L'appareil est propulsé par un moteur à hélice, ce qui provoque un bruit considérable. Lorsque l'Ababil vole entre des collines ou à quelques mètres seulement au-dessus de la mer, il est difficile, voire impossible, de le détecter avec des ondes radar.
Des vidéos du Hezbollah montrent les terroristes lançant le drone après avoir tiré une salve de roquettes. Ces missiles occupent ainsi le système de défense israélien Dôme de fer et détournent la surveillance radar des drones Ababil en approche. Ceux-ci font alors un détour par la mer et attaquent le continent de là.

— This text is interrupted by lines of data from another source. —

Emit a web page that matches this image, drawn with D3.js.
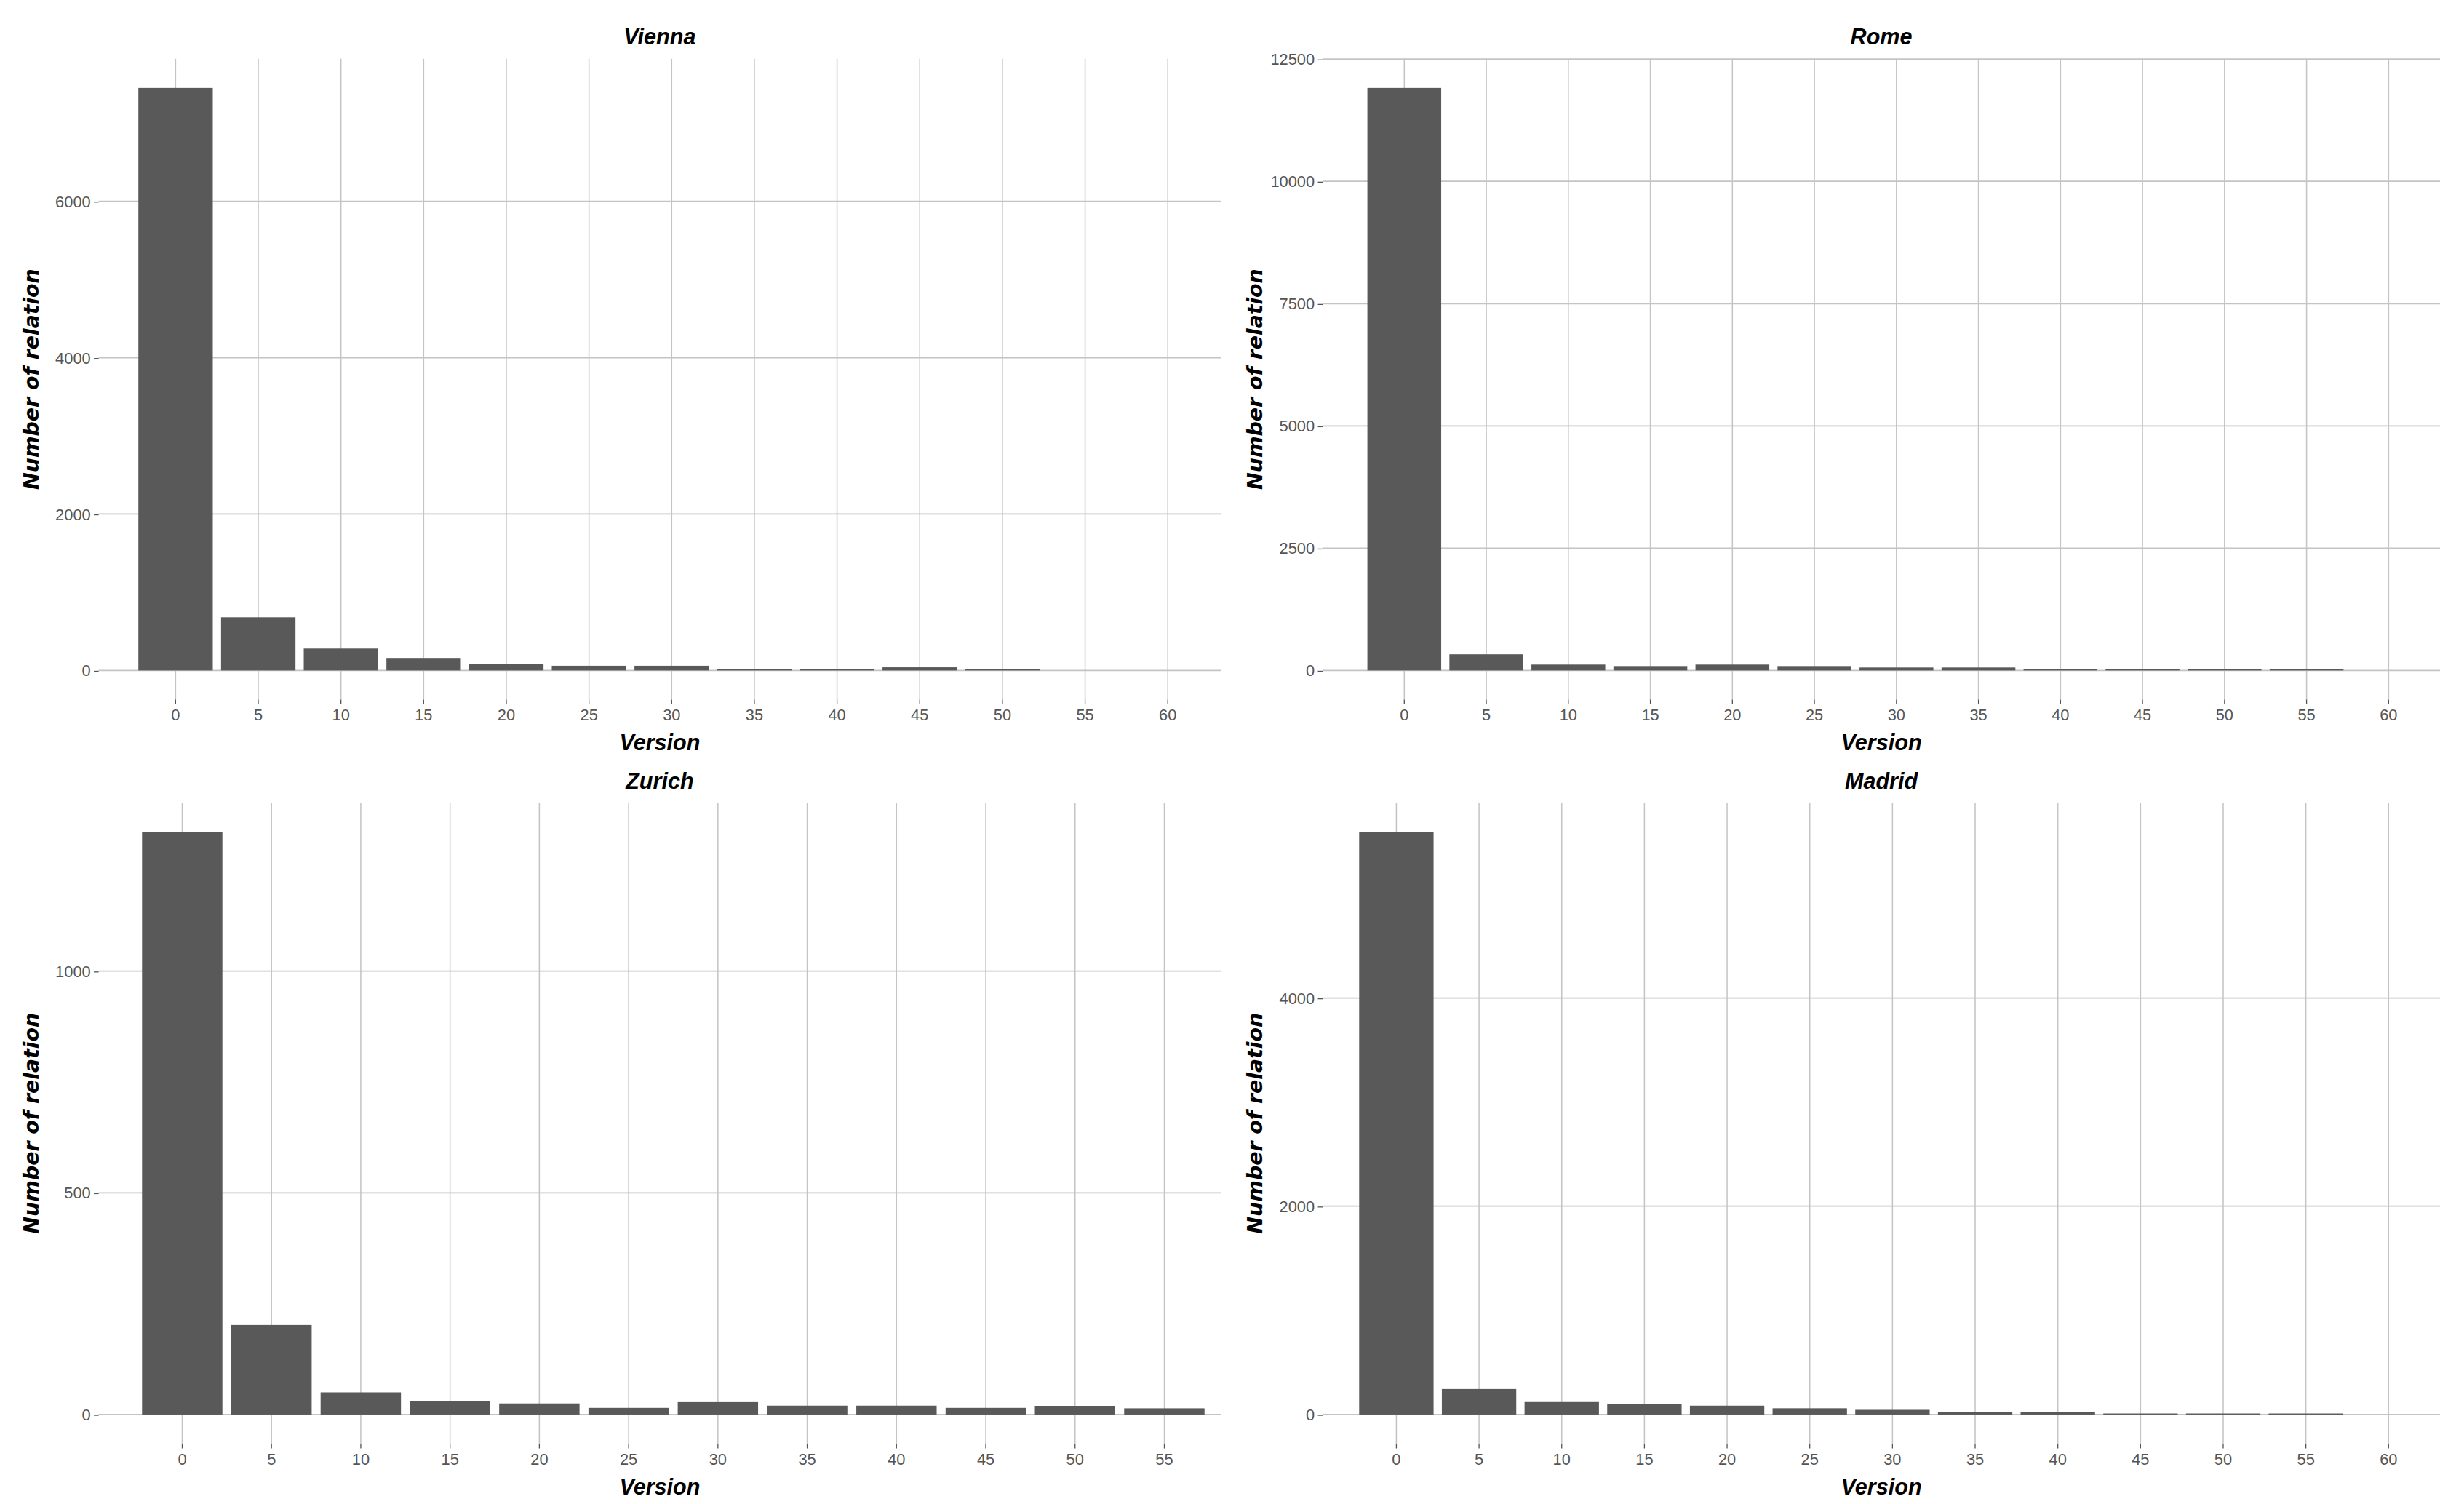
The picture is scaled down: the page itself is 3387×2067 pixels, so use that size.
<!DOCTYPE html>
<html><head><meta charset="utf-8">
<script src="https://cdn.jsdelivr.net/npm/d3@7"></script>
<style>body{margin:0;background:#fff}</style>
</head><body>
<svg id="chart" width="3387" height="2067" viewBox="0 0 1550 946"></svg>
<script>
var versions = [0, 5, 10, 15, 20, 25, 30, 35, 40, 45, 50, 55, 60];
var versionsZurich = [0, 5, 10, 15, 20, 25, 30, 35, 40, 45, 50, 55];
var vienna = [7450, 680, 280, 160, 80, 60, 60, 20, 20, 40, 20, 0, 0];
var rome = [11910, 330, 120, 90, 120, 90, 60, 60, 30, 30, 30, 30, 0];
var zurich = [1314, 202, 50, 30, 25, 15, 28, 20, 20, 15, 18, 14];
var madrid = [5594, 245, 120, 100, 85, 60, 45, 25, 25, 10, 10, 10, 0];
var viennaTicks = [0, 2000, 4000, 6000];
var romeTicks = [0, 2500, 5000, 7500, 10000, 12500];
var zurichTicks = [0, 500, 1000];
var madridTicks = [0, 2000, 4000];

var panels = [
  {title: "Vienna", cats: versions, vals: vienna, ticks: viennaTicks, x0: 62, x1: 768, y0: 37, y1: 440, c0: 108, c1: 737},
  {title: "Rome", cats: versions, vals: rome, ticks: romeTicks, x0: 832, x1: 1535, y0: 37, y1: 440, c0: 881, c1: 1505},
  {title: "Zurich", cats: versionsZurich, vals: zurich, ticks: zurichTicks, x0: 62, x1: 768, y0: 505, y1: 908, c0: 112, c1: 735},
  {title: "Madrid", cats: versions, vals: madrid, ticks: madridTicks, x0: 832, x1: 1535, y0: 505, y1: 908, c0: 876, c1: 1505}
];

var svg = d3.select("#chart");
var grid = "#c4c4c4";

panels.forEach(function(p) {
  var n = p.cats.length;
  var step = (p.c1 - p.c0) / (n - 1);
  var x = d3.scaleBand().domain(p.cats).range([p.c0 - step / 2, p.c1 + step / 2]).padding(0.1);
  var max = d3.max(p.vals);
  var y = d3.scaleLinear().domain([-0.05 * max, 1.05 * max]).range([p.y1, p.y0]);
  var g = svg.append("g");

  // vertical grid
  g.selectAll(".vg").data(p.cats).enter().append("line")
    .attr("x1", function(d) { return x(d) + x.bandwidth() / 2; })
    .attr("x2", function(d) { return x(d) + x.bandwidth() / 2; })
    .attr("y1", p.y0).attr("y2", p.y1)
    .attr("stroke", grid).attr("stroke-width", 0.7);
  // horizontal grid
  g.selectAll(".hg").data(p.ticks).enter().append("line")
    .attr("x1", p.x0).attr("x2", p.x1)
    .attr("y1", function(d) { return y(d); }).attr("y2", function(d) { return y(d); })
    .attr("stroke", grid).attr("stroke-width", 0.8);

  g.selectAll("rect").data(p.vals).enter().append("rect")
    .attr("x", function(d, i) { return x(p.cats[i]); })
    .attr("y", function(d) { return y(d); })
    .attr("width", x.bandwidth())
    .attr("height", function(d) { return y(0) - y(d); })
    .attr("fill", "#595959");

  var ya = d3.axisLeft(y).tickValues(p.ticks).tickSize(3).tickPadding(2).tickFormat(d3.format("d"));
  var yg = g.append("g").attr("transform", "translate(" + p.x0 + ",0)").call(ya);
  var xa = d3.axisBottom(x).tickSize(3).tickPadding(3);
  var xg = g.append("g").attr("transform", "translate(0," + p.y1 + ")").call(xa);
  [yg, xg].forEach(function(a) {
    a.select(".domain").remove();
    a.selectAll("line").attr("stroke", "#555").attr("stroke-width", 0.6);
    a.selectAll("text").attr("font-family", "Liberation Sans Narrow, Liberation Sans, sans-serif")
      .attr("font-size", 10).attr("fill", "#555");
  });

  var cx = (p.x0 + p.x1) / 2;
  g.append("text").attr("x", cx).attr("y", p.y0 - 9).attr("text-anchor", "middle")
    .attr("font-family", "Liberation Sans, sans-serif").attr("font-weight", "bold")
    .attr("font-style", "italic").attr("font-size", 14).text(p.title);
  g.append("text").attr("x", cx).attr("y", p.y1 + 32).attr("text-anchor", "middle")
    .attr("font-family", "Liberation Sans, sans-serif").attr("font-weight", "bold")
    .attr("font-style", "italic").attr("font-size", 14).text("Version");
  g.append("text")
    .attr("transform", "translate(" + (p.x0 - 38) + "," + ((p.y0 + p.y1) / 2) + ") rotate(-90)")
    .attr("text-anchor", "middle")
    .attr("font-family", "DejaVu Sans, sans-serif").attr("font-weight", "bold")
    .attr("font-style", "italic").attr("font-size", 13).text("Number of relation");
});
</script>
</body></html>
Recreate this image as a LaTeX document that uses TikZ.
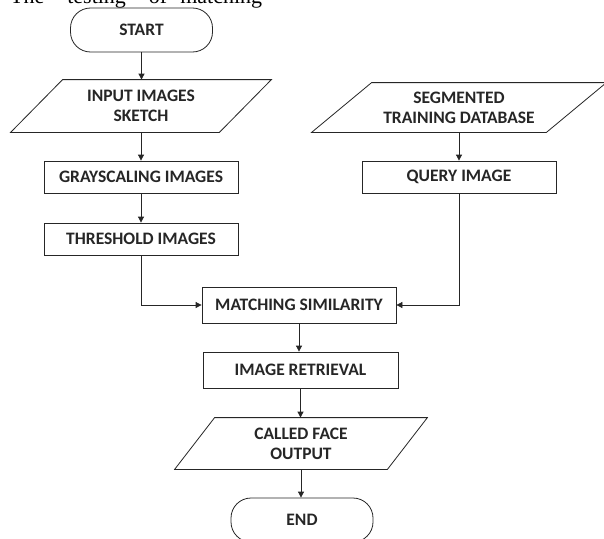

L'Ukraine, qui ne dispose pas d'un Dôme de fer a déjà acquis de l'expérience avec les drones iraniens, car les Russes les utilisent massivement. Alors qu'Israël s'appuie sur sa défense antimissile, les Ukrainiens ont mis en place des chaînes de postes d'écoute qui enregistrent le bruit des moteurs des drones. Ces stations d'écoute électronique fournissent des indications sur les trajectoires des drones de combat.
Comme les Ukrainiens possèdent moins de missiles d'interception que les Israéliens, ils font appel à des groupes de chasse qui, équipés de mitrailleuses lourdes du même type que celles utilisées en Israël et montées sur des pick-up, se dirigent vers les couloirs de vol des drones pour tenter de les abattre. Des systèmes de ciblage optique dotés d'une intelligence artificielle sont également utilisés à cet effet.
Israël place quant à lui ses espoirs dans un système laser qui permettrait de faire tomber les drones du ciel à l'aide d'un faisceau ciblé. Même s'il s'agit peut-être de la technique qui sera utilisée à l'avenir, ces armes ne permettent pas de lutter contre le fait que ces engins sans pilote sont souvent difficiles à détecter au radar.
A cet égard, Israël pourrait apprendre quelque chose de l'Ukraine. Dans la ville portuaire d'Odessa, par exemple, on retrouve des conditions similaires à celles de la côte israélienne: les drones iraniens arrivent par la mer et ne peuvent être abattus qu'à l'approche de la cible. Israël a ici l'avantage de disposer de quelques plateformes de forage de gaz en Méditerranée, qui pourraient servir de stations d'alerte précoce et de bases pour les systèmes d'interception.
Mais il y a aussi d'autres choses que l'armée israélienne pourrait apprendre des Ukrainiens: les soldats israéliens se comportent souvent avec insouciance dans leur propre pays. Même les unités stationnées sur la côte, près de la frontière libanaise, renoncent à monter la garde, se déplacent sans armes à proximité de leurs bases et ne sont absolument pas préparées à une attaque de drone.
De plus, les troupes disposant d'armes et de véhicules lourds ont pour habitude de les ranger en ligne et proches les uns des autres. Les Ukrainiens, en revanche, répartissent régulièrement leurs chars sur une plus grande zone afin de ne pas constituer une cible groupée.
Parallèlement, l'offensive israélienne au Liban s'avère plutôt difficile. Les Israéliens ont certes conquis quelques villages frontaliers, mais cela n'empêche pas le Hezbollah de poursuivre ses attaques de roquettes et de drones. En outre, l'armée est à nouveau plus active dans la bande de Gaza au sud. L’armée israélienne doit donc désormais mener une guerre sur deux fronts, ce qu’elle voulait justement éviter.